[0:00] I was very struck in the reading of the Old Testament lesson today with the words with which it concluded. But now perhaps I can't find it.
[0:17] Where they are, it's in chapter 41 of Isaiah, and it talks about the poor and needy seeking water, and there is none.
[0:28] And then it goes on and talks about their tongue is parched with thirst. The Lord will answer them. I, the Lord of Israel, will not forsake them.
[0:38] And it was at such a time in the history of the people of God that I want to talk about today. And the place I want to talk to you about it from is the book of Malachi, which is the last book in the Old Testament, found beginning on page 841.

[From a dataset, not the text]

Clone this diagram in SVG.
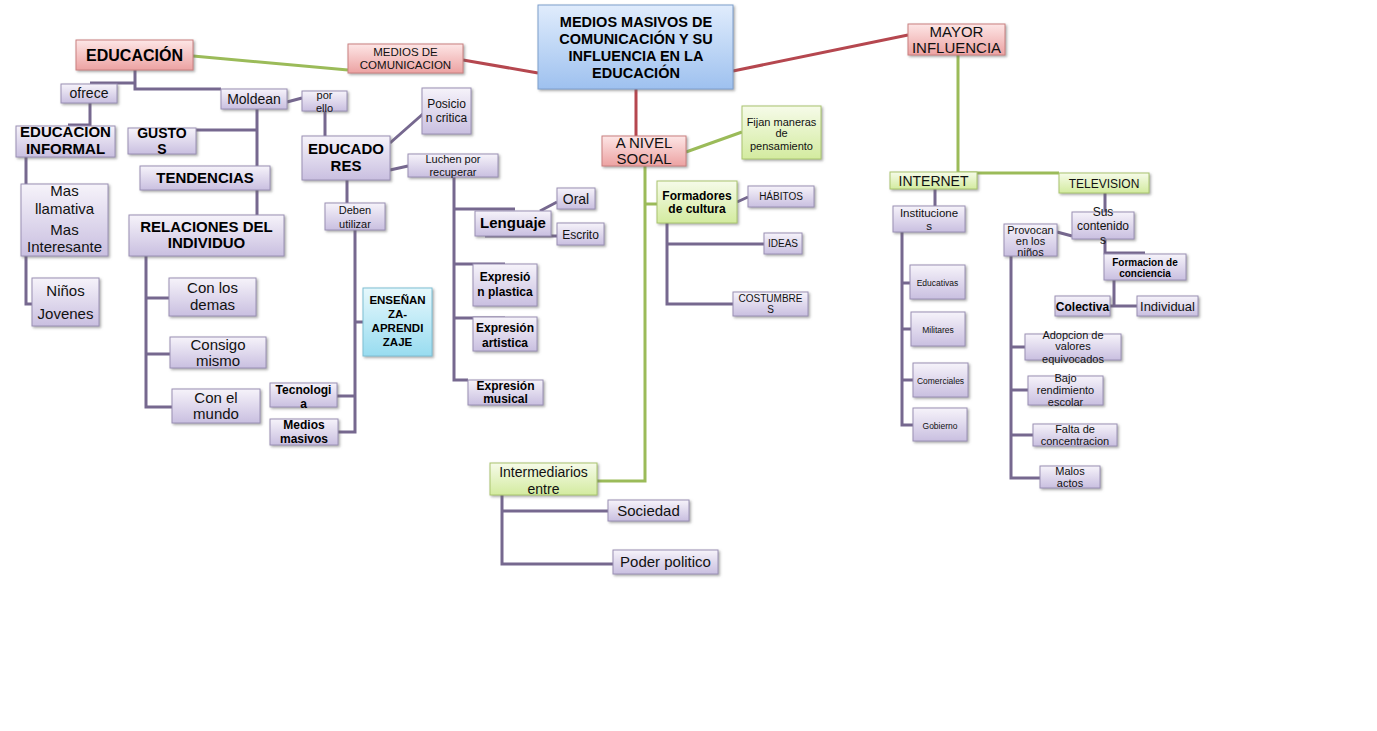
<svg xmlns="http://www.w3.org/2000/svg" width="1377" height="731" viewBox="0 0 1377 731">
<defs>
<linearGradient id="gp" x1="0" y1="0" x2="0" y2="1"><stop offset="0" stop-color="#f6f3fa"/><stop offset="1" stop-color="#c9bfe0"/></linearGradient>
<linearGradient id="gg" x1="0" y1="0" x2="0" y2="1"><stop offset="0" stop-color="#f6fbe9"/><stop offset="1" stop-color="#d3eb9f"/></linearGradient>
<linearGradient id="gr" x1="0" y1="0" x2="0" y2="1"><stop offset="0" stop-color="#fde6e6"/><stop offset="1" stop-color="#eca2a2"/></linearGradient>
<linearGradient id="gb" x1="0" y1="0" x2="0" y2="1"><stop offset="0" stop-color="#e0ecfc"/><stop offset="1" stop-color="#9ec1ef"/></linearGradient>
<linearGradient id="gc" x1="0" y1="0" x2="0" y2="1"><stop offset="0" stop-color="#e6f8fc"/><stop offset="1" stop-color="#98dcf0"/></linearGradient>
<filter id="sh" x="-10%" y="-10%" width="130%" height="140%"><feDropShadow dx="1.5" dy="1.5" stdDeviation="1" flood-color="#666" flood-opacity="0.55"/></filter>
</defs>
<style>
rect{filter:url(#sh);stroke-width:1}
.p{fill:url(#gp);stroke:#9a90b4}
.g{fill:url(#gg);stroke:#a9c46e}
.r{fill:url(#gr);stroke:#c98080}
.b{fill:url(#gb);stroke:#7f9fcc}
.c{fill:url(#gc);stroke:#7fbfd4}
text{font-family:"Liberation Sans",Arial,sans-serif;fill:#111;text-anchor:middle}
.bd{font-weight:bold;fill:#000}
.cp{fill:none;stroke:#76688f;stroke-width:3}
.cg{fill:none;stroke:#9bbb59;stroke-width:3}
.cr{fill:none;stroke:#b5474f;stroke-width:3}
</style>
<rect x="0" y="0" width="1377" height="731" fill="#fff" style="filter:none"/>
<g id="connectors">
<path class="cr" d="M463,60 L538,73 M733,71 L908,35 M636,89 V136"/>
<path class="cg" d="M193,56 L348,70 M686,152 L742,132 M645,166 V481 H597 M645,204 H657 M958,55 V173 H1059"/>
<path class="cp" d="M135,70 V89 H221 M135,83 H90 M90,103 V125 H68 M26,157 V304 H32 M287,102 L302,98 M257,109 V215 M196,130 H257 M146,256 V407 H172 M146,298 H169 M146,354 H170 M325,111 V136 M390,143 L424,113 M390,170 L408,166 M347,180 V203 M355,230 V432 H336 M355,396 H337 M355,322 H363 M454,177 V380 H468 M454,209 H515 M454,264 H505 M454,318 H505 M540,211 L557,202 M485,236 H557 M667,223 V304 H733 M667,244 H764 M737,202 L748,197 M502,495 V564 H613 M502,511 H608 M935,189 V206 M902,232 V425 H913 M902,283 H910 M902,329 H911 M902,380 H913 M1105,193 V212 M1057,232 L1072,236 M1105,239 V253 H1145 M1114,280 V306 H1137 M1110,306 H1114 M1011,256 V478 H1040 M1011,347 H1025 M1011,390 H1028 M1011,435 H1033"/>
</g>
<g id="central"><rect class="b" x="538" y="5" width="195" height="84"/><text class="bd" font-size="14.5" x="636"><tspan x="636" y="27">MEDIOS MASIVOS DE</tspan><tspan x="636" y="44">COMUNICACIÓN Y SU</tspan><tspan x="636" y="61">INFLUENCIA EN LA</tspan><tspan x="636" y="78">EDUCACIÓN</tspan></text></g>
<g id="medios-com"><rect class="r" x="348" y="44" width="115" height="29"/><text font-size="11.5"><tspan x="405.5" y="56">MEDIOS DE</tspan><tspan x="405.5" y="69">COMUNICACION</tspan></text></g>
<g id="educacion"><rect class="r" x="76" y="40" width="117" height="30"/><text class="bd" font-size="16" x="134.5" y="61">EDUCACIÓN</text></g>
<g id="mayor"><rect class="r" x="908" y="24" width="97" height="31"/><text font-size="15"><tspan x="956.5" y="37">MAYOR</tspan><tspan x="956.5" y="53">INFLUENCIA</tspan></text></g>
<g id="nivel-social"><rect class="r" x="602" y="136" width="84" height="30"/><text font-size="15"><tspan x="644" y="148">A NIVEL</tspan><tspan x="644" y="164">SOCIAL</tspan></text></g>
<g id="fijan"><rect class="g" x="742" y="106" width="79" height="53"/><text font-size="11"><tspan x="781.5" y="126">Fijan maneras</tspan><tspan x="781.5" y="137">de</tspan><tspan x="781.5" y="150">pensamiento</tspan></text></g>
<g id="formadores"><rect class="g" x="657" y="181" width="80" height="42"/><text class="bd" font-size="12"><tspan x="697" y="200">Formadores</tspan><tspan x="697" y="213">de cultura</tspan></text></g>
<g id="habitos"><rect class="p" x="748" y="186" width="66" height="21"/><text font-size="10" x="781" y="200">HÁBITOS</text></g>
<g id="ideas"><rect class="p" x="764" y="233" width="38" height="21"/><text font-size="10" x="783" y="247">IDEAS</text></g>
<g id="costumbres"><rect class="p" x="733" y="292" width="75" height="24"/><text font-size="10"><tspan x="770.5" y="302">COSTUMBRE</tspan><tspan x="770.5" y="313">S</tspan></text></g>
<g id="intermediarios"><rect class="g" x="490" y="463" width="107" height="32"/><text font-size="14"><tspan x="543.5" y="477">Intermediarios</tspan><tspan x="543.5" y="494">entre</tspan></text></g>
<g id="sociedad"><rect class="p" x="608" y="500" width="81" height="21"/><text font-size="15" x="648.5" y="516">Sociedad</text></g>
<g id="poder"><rect class="p" x="613" y="550" width="105" height="24"/><text font-size="15" x="665.5" y="567">Poder politico</text></g>
<g id="internet"><rect class="g" x="890" y="172" width="87" height="17"/><text font-size="14" x="933.5" y="186">INTERNET</text></g>
<g id="television"><rect class="g" x="1059" y="173" width="90" height="20"/><text font-size="12" x="1104" y="188">TELEVISION</text></g>
<g id="instituciones"><rect class="p" x="893" y="206" width="72" height="26"/><text font-size="11.5"><tspan x="929" y="217">Institucione</tspan><tspan x="929" y="230">s</tspan></text></g>
<g id="educativas"><rect class="p" x="910" y="265" width="55" height="34"/><text font-size="8.5" x="937.5" y="286">Educativas</text></g>
<g id="militares"><rect class="p" x="911" y="312" width="54" height="34"/><text font-size="8.5" x="938" y="333">Militares</text></g>
<g id="comerciales"><rect class="p" x="913" y="363" width="55" height="34"/><text font-size="8.5" x="940.5" y="384">Comerciales</text></g>
<g id="gobierno"><rect class="p" x="913" y="408" width="54" height="33"/><text font-size="8.5" x="940" y="429">Gobierno</text></g>
<g id="sus-contenidos"><rect class="p" x="1072" y="212" width="62" height="27"/><text font-size="12"><tspan x="1103" y="216">Sus</tspan><tspan x="1103" y="230">contenido</tspan><tspan x="1103" y="244">s</tspan></text></g>
<g id="provocan"><rect class="p" x="1004" y="224" width="53" height="32"/><text font-size="11"><tspan x="1030.5" y="234">Provocan</tspan><tspan x="1030.5" y="245">en los</tspan><tspan x="1030.5" y="256">niños</tspan></text></g>
<g id="formacion"><rect class="p" x="1104" y="254" width="82" height="26"/><text class="bd" font-size="10"><tspan x="1145" y="265.5">Formacion de</tspan><tspan x="1145" y="276.5">conciencia</tspan></text></g>
<g id="colectiva"><rect class="p" x="1055" y="296" width="55" height="20"/><text class="bd" font-size="12" x="1082.5" y="311">Colectiva</text></g>
<g id="individual"><rect class="p" x="1137" y="296" width="61" height="20"/><text font-size="13" x="1167.5" y="311">Individual</text></g>
<g id="adopcion"><rect class="p" x="1025" y="334" width="96" height="26"/><text font-size="11"><tspan x="1073" y="339">Adopcion de</tspan><tspan x="1073" y="350">valores</tspan><tspan x="1073" y="363">equivocados</tspan></text></g>
<g id="bajo"><rect class="p" x="1028" y="376" width="75" height="29"/><text font-size="11"><tspan x="1065.5" y="382">Bajo</tspan><tspan x="1065.5" y="394">rendimiento</tspan><tspan x="1065.5" y="406">escolar</tspan></text></g>
<g id="falta"><rect class="p" x="1033" y="424" width="84" height="22"/><text font-size="11"><tspan x="1075" y="433">Falta de</tspan><tspan x="1075" y="445">concentracion</tspan></text></g>
<g id="malos"><rect class="p" x="1040" y="466" width="60" height="22"/><text font-size="11"><tspan x="1070" y="475">Malos</tspan><tspan x="1070" y="487">actos</tspan></text></g>
<g id="ofrece"><rect class="p" x="61" y="84" width="56" height="19"/><text font-size="14" x="89" y="98">ofrece</text></g>
<g id="educ-informal"><rect class="p" x="16" y="126" width="99" height="31"/><text class="bd" font-size="15"><tspan x="65.5" y="137">EDUCACION</tspan><tspan x="65.5" y="154">INFORMAL</tspan></text></g>
<g id="mas"><rect class="p" x="21" y="184" width="87" height="72"/><text font-size="15"><tspan x="64.5" y="196">Mas</tspan><tspan x="64.5" y="214">llamativa</tspan><tspan x="64.5" y="235">Mas</tspan><tspan x="64.5" y="252">Interesante</tspan></text></g>
<g id="ninos"><rect class="p" x="32" y="278" width="67" height="48"/><text font-size="15"><tspan x="65.5" y="296">Niños</tspan><tspan x="65.5" y="319">Jovenes</tspan></text></g>
<g id="moldean"><rect class="p" x="221" y="89" width="66" height="20"/><text font-size="14" x="254" y="104">Moldean</text></g>
<g id="por-ello"><rect class="p" x="302" y="91" width="45" height="20"/><text font-size="11"><tspan x="324.5" y="99">por</tspan><tspan x="324.5" y="112">ello</tspan></text></g>
<g id="gustos"><rect class="p" x="128" y="128" width="68" height="26"/><text class="bd" font-size="14"><tspan x="162" y="138">GUSTO</tspan><tspan x="162" y="154">S</tspan></text></g>
<g id="tendencias"><rect class="p" x="140" y="166" width="130" height="24"/><text class="bd" font-size="15" x="205" y="183">TENDENCIAS</text></g>
<g id="relaciones"><rect class="p" x="129" y="215" width="155" height="41"/><text class="bd" font-size="15"><tspan x="206.5" y="232">RELACIONES DEL</tspan><tspan x="206.5" y="248">INDIVIDUO</tspan></text></g>
<g id="con-demas"><rect class="p" x="169" y="278" width="87" height="38"/><text font-size="15"><tspan x="212.5" y="293">Con los</tspan><tspan x="212.5" y="310">demas</tspan></text></g>
<g id="consigo"><rect class="p" x="170" y="337" width="96" height="31"/><text font-size="15"><tspan x="218" y="350">Consigo</tspan><tspan x="218" y="366">mismo</tspan></text></g>
<g id="con-mundo"><rect class="p" x="172" y="389" width="88" height="34"/><text font-size="15"><tspan x="216" y="403">Con el</tspan><tspan x="216" y="419">mundo</tspan></text></g>
<g id="educadores"><rect class="p" x="302" y="136" width="88" height="44"/><text class="bd" font-size="15"><tspan x="346" y="154">EDUCADO</tspan><tspan x="346" y="171">RES</tspan></text></g>
<g id="posicion"><rect class="p" x="422" y="88" width="49" height="46"/><text font-size="12"><tspan x="446.5" y="108">Posicio</tspan><tspan x="446.5" y="122">n critica</tspan></text></g>
<g id="luchen"><rect class="p" x="408" y="154" width="90" height="23"/><text font-size="11"><tspan x="453" y="163">Luchen por</tspan><tspan x="453" y="176">recuperar</tspan></text></g>
<g id="deben"><rect class="p" x="325" y="203" width="60" height="27"/><text font-size="11"><tspan x="355" y="214">Deben</tspan><tspan x="355" y="228">utilizar</tspan></text></g>
<g id="ensenanza"><rect class="c" x="363" y="288" width="69" height="68"/><text class="bd" font-size="11.5"><tspan x="397.5" y="304">ENSEÑAN</tspan><tspan x="397.5" y="318">ZA-</tspan><tspan x="397.5" y="332">APRENDI</tspan><tspan x="397.5" y="346">ZAJE</tspan></text></g>
<g id="tecnologia"><rect class="p" x="270" y="383" width="67" height="24"/><text class="bd" font-size="12"><tspan x="303.5" y="394">Tecnologi</tspan><tspan x="303.5" y="408">a</tspan></text></g>
<g id="medios-masivos"><rect class="p" x="270" y="419" width="68" height="26"/><text class="bd" font-size="12"><tspan x="304" y="429">Medios</tspan><tspan x="304" y="443">masivos</tspan></text></g>
<g id="lenguaje"><rect class="p" x="475" y="211" width="76" height="25"/><text class="bd" font-size="15" x="513" y="228">Lenguaje</text></g>
<g id="oral"><rect class="p" x="557" y="188" width="38" height="21"/><text font-size="14" x="576" y="204">Oral</text></g>
<g id="escrito"><rect class="p" x="557" y="223" width="47" height="22"/><text font-size="12" x="580.5" y="239">Escrito</text></g>
<g id="exp-plastica"><rect class="p" x="473" y="264" width="64" height="42"/><text class="bd" font-size="12"><tspan x="505" y="281">Expresió</tspan><tspan x="505" y="296">n plastica</tspan></text></g>
<g id="exp-artistica"><rect class="p" x="473" y="317" width="64" height="34"/><text class="bd" font-size="12"><tspan x="505" y="332">Expresión</tspan><tspan x="505" y="347">artistica</tspan></text></g>
<g id="exp-musical"><rect class="p" x="468" y="380" width="75" height="25"/><text class="bd" font-size="12"><tspan x="505.5" y="390">Expresión</tspan><tspan x="505.5" y="403">musical</tspan></text></g>
</svg>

[0:56] And I think you'll need to follow this in your Bible simply because the content of the chapter is important. But you see how this verse talks about the poor and needy seeking water, and there is none.
[1:13] And so often I feel in my situation in this parish that there are so many people with very real needs, and people who have a very real poverty of spirit, as in Matthew chapter 5, verse 1, blessed are the poor in spirit.
[1:32] People whose poverty is very real, but the answer to their poverty is not very real. They're not finding answers. All they're finding is greater and greater emptiness.
[1:46] And it was at such a time as that that the book of Malachi was written. It was a time when the great miracle-producing prophets Elijah and Elisha were long dead, still alive in the memory of the people, but dead in history, no longer among the people.
[2:08] And the things they did, the great feats they performed in the name of the Lord, they were gone. It was now past the time when the great temple had been built, and there the temple stood in the midst of the people in Jerusalem, and the endless cycle of services went on and on and on and on, and the people were waiting with an expectancy, but finding that that expectancy wasn't met.
[2:37] And there were a people who were looking for something to happen. And so under this process, gradually the worship of God in the temple of Jerusalem began to deteriorate very badly indeed.
[2:53] And as the worship deteriorated, the people became more and more disconsolate, more and more downhearted, and the whole thing became a really unhappy ritual that had no joy and no happiness and no enthusiasm, and no sense of the great glory of God.
[3:15] There was nobody who from his heart would stand among the people and say, O come, let us sing unto the Lord, let us heartily rejoice in the strength of our salvation.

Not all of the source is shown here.